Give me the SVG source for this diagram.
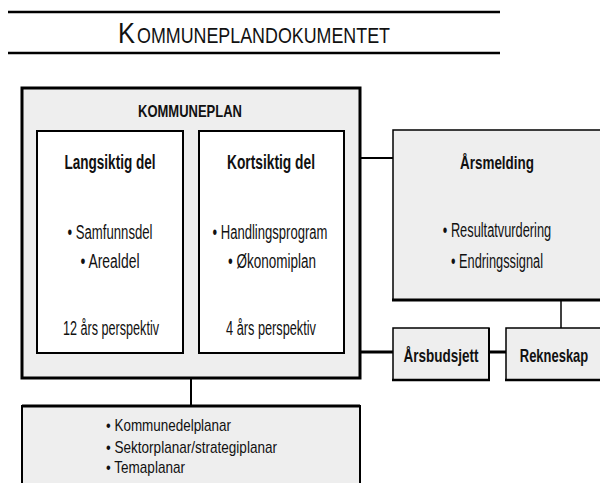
<svg xmlns="http://www.w3.org/2000/svg" width="600" height="483" viewBox="0 0 600 483">
<style>
text{font-family:"Liberation Sans",Arial,sans-serif;fill:#111}
.b{font-weight:bold}
.h{font-size:20px;text-anchor:middle}
.t{font-size:20px;text-anchor:middle}
.l{font-size:17px}
.grey{fill:#eeeeee;stroke:#000}
.white{fill:#ffffff;stroke:#000;stroke-width:2}
.conn line{stroke:#000}
</style>
<rect width="600" height="483" fill="#fff"/>
<g id="title">
<line x1="8" y1="12" x2="500" y2="12" stroke="#000" stroke-width="2.5"/>
<line x1="8" y1="53" x2="500" y2="53" stroke="#000" stroke-width="2.5"/>
<text x="118" y="43" textLength="17" lengthAdjust="spacingAndGlyphs" style="font-size:29px">K</text>
<text x="137" y="43" textLength="253" lengthAdjust="spacingAndGlyphs" style="font-size:22px">OMMUNEPLANDOKUMENTET</text>
</g>
<g class="conn">
<line x1="360" y1="158" x2="393" y2="158" stroke-width="2"/>
<line x1="360" y1="352" x2="393" y2="352" stroke-width="3"/>
<line x1="489" y1="352" x2="506" y2="352" stroke-width="3"/>
<line x1="561" y1="300" x2="561" y2="328" stroke-width="1.5"/>
<line x1="191" y1="378" x2="191" y2="406" stroke-width="2"/>
</g>
<g id="kommuneplan">
<rect x="22" y="88" width="338" height="290" class="grey" stroke-width="3"/>
<text x="190" y="117" class="b" style="font-size:17px;text-anchor:middle" textLength="104" lengthAdjust="spacingAndGlyphs">KOMMUNEPLAN</text>
</g>
<g id="langsiktig">
<rect x="37" y="131" width="146" height="222" class="white"/>
<text x="110" y="169" class="b h" textLength="91" lengthAdjust="spacingAndGlyphs">Langsiktig del</text>
<text x="110" y="239" class="t" textLength="85" lengthAdjust="spacingAndGlyphs">• Samfunnsdel</text>
<text x="110" y="268" class="t" textLength="59" lengthAdjust="spacingAndGlyphs">• Arealdel</text>
<text x="111" y="335" class="t" textLength="96" lengthAdjust="spacingAndGlyphs">12 års perspektiv</text>
</g>
<g id="kortsiktig">
<rect x="199" y="131" width="145" height="222" class="white"/>
<text x="271" y="169" class="b h" textLength="88" lengthAdjust="spacingAndGlyphs">Kortsiktig del</text>
<text x="270" y="239" class="t" textLength="115" lengthAdjust="spacingAndGlyphs">• Handlingsprogram</text>
<text x="272" y="268" class="t" textLength="88" lengthAdjust="spacingAndGlyphs">• Økonomiplan</text>
<text x="271" y="335" class="t" textLength="90" lengthAdjust="spacingAndGlyphs">4 års perspektiv</text>
</g>
<g id="planar">
<path d="M22 483 V406 H360 V483" class="grey" stroke-width="2"/>
<line x1="22" y1="406" x2="360" y2="406" stroke="#000" stroke-width="3"/>
<text x="106" y="431" class="l" textLength="125" lengthAdjust="spacingAndGlyphs">• Kommunedelplanar</text>
<text x="106" y="453" class="l" textLength="171" lengthAdjust="spacingAndGlyphs">• Sektorplanar/strategiplanar</text>
<text x="106" y="473" class="l" textLength="79" lengthAdjust="spacingAndGlyphs">• Temaplanar</text>
</g>
<g id="arsmelding">
<path d="M600 130 H393 V300 H600" class="grey" stroke-width="1.5"/>
<line x1="392" y1="300" x2="600" y2="300" stroke="#000" stroke-width="3"/>
<text x="497" y="169" class="b" style="font-size:18px;text-anchor:middle" textLength="74" lengthAdjust="spacingAndGlyphs">Årsmelding</text>
<text transform="translate(497 237) scale(0.64 1)" x="0" y="0" class="t">• Resultatvurdering</text>
<text x="497" y="268" class="t" textLength="92" lengthAdjust="spacingAndGlyphs">• Endringssignal</text>
</g>
<g id="arsbudsjett">
<rect x="393" y="328" width="96" height="52" class="grey" stroke-width="1.5"/>
<line x1="392" y1="380" x2="490" y2="380" stroke="#000" stroke-width="2.5"/>
<line x1="489" y1="328" x2="489" y2="381" stroke="#000" stroke-width="2"/>
<text x="441" y="362" class="b" style="font-size:18px;text-anchor:middle" textLength="75" lengthAdjust="spacingAndGlyphs">Årsbudsjett</text>
</g>
<g id="rekneskap">
<path d="M600 328 H506 V380 H600" class="grey" stroke-width="1.5"/>
<line x1="505" y1="380" x2="600" y2="380" stroke="#000" stroke-width="2.5"/>
<text transform="translate(554 362) scale(0.72 1)" x="0" y="0" class="b" style="font-size:18px;text-anchor:middle">Rekneskap</text>
</g>
</svg>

- - - - -

**What you are asked to do**
Leave out the pictures and copy the rest of the material above exactly.

**Task solution**
Give me the SVG source for this diagram.
<svg xmlns="http://www.w3.org/2000/svg" width="600" height="483" viewBox="0 0 600 483">
<style>
text{font-family:"Liberation Sans",Arial,sans-serif;fill:#111}
.b{font-weight:bold}
.h{font-size:20px;text-anchor:middle}
.t{font-size:20px;text-anchor:middle}
.l{font-size:17px}
.grey{fill:#eeeeee;stroke:#000}
.white{fill:#ffffff;stroke:#000;stroke-width:2}
.conn line{stroke:#000}
</style>
<rect width="600" height="483" fill="#fff"/>
<g id="title">
<line x1="8" y1="12" x2="500" y2="12" stroke="#000" stroke-width="2.5"/>
<line x1="8" y1="53" x2="500" y2="53" stroke="#000" stroke-width="2.5"/>
<text x="118" y="43" textLength="17" lengthAdjust="spacingAndGlyphs" style="font-size:29px">K</text>
<text x="137" y="43" textLength="253" lengthAdjust="spacingAndGlyphs" style="font-size:22px">OMMUNEPLANDOKUMENTET</text>
</g>
<g class="conn">
<line x1="360" y1="158" x2="393" y2="158" stroke-width="2"/>
<line x1="360" y1="352" x2="393" y2="352" stroke-width="3"/>
<line x1="489" y1="352" x2="506" y2="352" stroke-width="3"/>
<line x1="561" y1="300" x2="561" y2="328" stroke-width="1.5"/>
<line x1="191" y1="378" x2="191" y2="406" stroke-width="2"/>
</g>
<g id="kommuneplan">
<rect x="22" y="88" width="338" height="290" class="grey" stroke-width="3"/>
<text x="190" y="117" class="b" style="font-size:17px;text-anchor:middle" textLength="104" lengthAdjust="spacingAndGlyphs">KOMMUNEPLAN</text>
</g>
<g id="langsiktig">
<rect x="37" y="131" width="146" height="222" class="white"/>
<text x="110" y="169" class="b h" textLength="91" lengthAdjust="spacingAndGlyphs">Langsiktig del</text>
<text x="110" y="239" class="t" textLength="85" lengthAdjust="spacingAndGlyphs">• Samfunnsdel</text>
<text x="110" y="268" class="t" textLength="59" lengthAdjust="spacingAndGlyphs">• Arealdel</text>
<text x="111" y="335" class="t" textLength="96" lengthAdjust="spacingAndGlyphs">12 års perspektiv</text>
</g>
<g id="kortsiktig">
<rect x="199" y="131" width="145" height="222" class="white"/>
<text x="271" y="169" class="b h" textLength="88" lengthAdjust="spacingAndGlyphs">Kortsiktig del</text>
<text x="270" y="239" class="t" textLength="115" lengthAdjust="spacingAndGlyphs">• Handlingsprogram</text>
<text x="272" y="268" class="t" textLength="88" lengthAdjust="spacingAndGlyphs">• Økonomiplan</text>
<text x="271" y="335" class="t" textLength="90" lengthAdjust="spacingAndGlyphs">4 års perspektiv</text>
</g>
<g id="planar">
<path d="M22 483 V406 H360 V483" class="grey" stroke-width="2"/>
<line x1="22" y1="406" x2="360" y2="406" stroke="#000" stroke-width="3"/>
<text x="106" y="431" class="l" textLength="125" lengthAdjust="spacingAndGlyphs">• Kommunedelplanar</text>
<text x="106" y="453" class="l" textLength="171" lengthAdjust="spacingAndGlyphs">• Sektorplanar/strategiplanar</text>
<text x="106" y="473" class="l" textLength="79" lengthAdjust="spacingAndGlyphs">• Temaplanar</text>
</g>
<g id="arsmelding">
<path d="M600 130 H393 V300 H600" class="grey" stroke-width="1.5"/>
<line x1="392" y1="300" x2="600" y2="300" stroke="#000" stroke-width="3"/>
<text x="497" y="169" class="b" style="font-size:18px;text-anchor:middle" textLength="74" lengthAdjust="spacingAndGlyphs">Årsmelding</text>
<text transform="translate(497 237) scale(0.64 1)" x="0" y="0" class="t">• Resultatvurdering</text>
<text x="497" y="268" class="t" textLength="92" lengthAdjust="spacingAndGlyphs">• Endringssignal</text>
</g>
<g id="arsbudsjett">
<rect x="393" y="328" width="96" height="52" class="grey" stroke-width="1.5"/>
<line x1="392" y1="380" x2="490" y2="380" stroke="#000" stroke-width="2.5"/>
<line x1="489" y1="328" x2="489" y2="381" stroke="#000" stroke-width="2"/>
<text x="441" y="362" class="b" style="font-size:18px;text-anchor:middle" textLength="75" lengthAdjust="spacingAndGlyphs">Årsbudsjett</text>
</g>
<g id="rekneskap">
<path d="M600 328 H506 V380 H600" class="grey" stroke-width="1.5"/>
<line x1="505" y1="380" x2="600" y2="380" stroke="#000" stroke-width="2.5"/>
<text transform="translate(554 362) scale(0.72 1)" x="0" y="0" class="b" style="font-size:18px;text-anchor:middle">Rekneskap</text>
</g>
</svg>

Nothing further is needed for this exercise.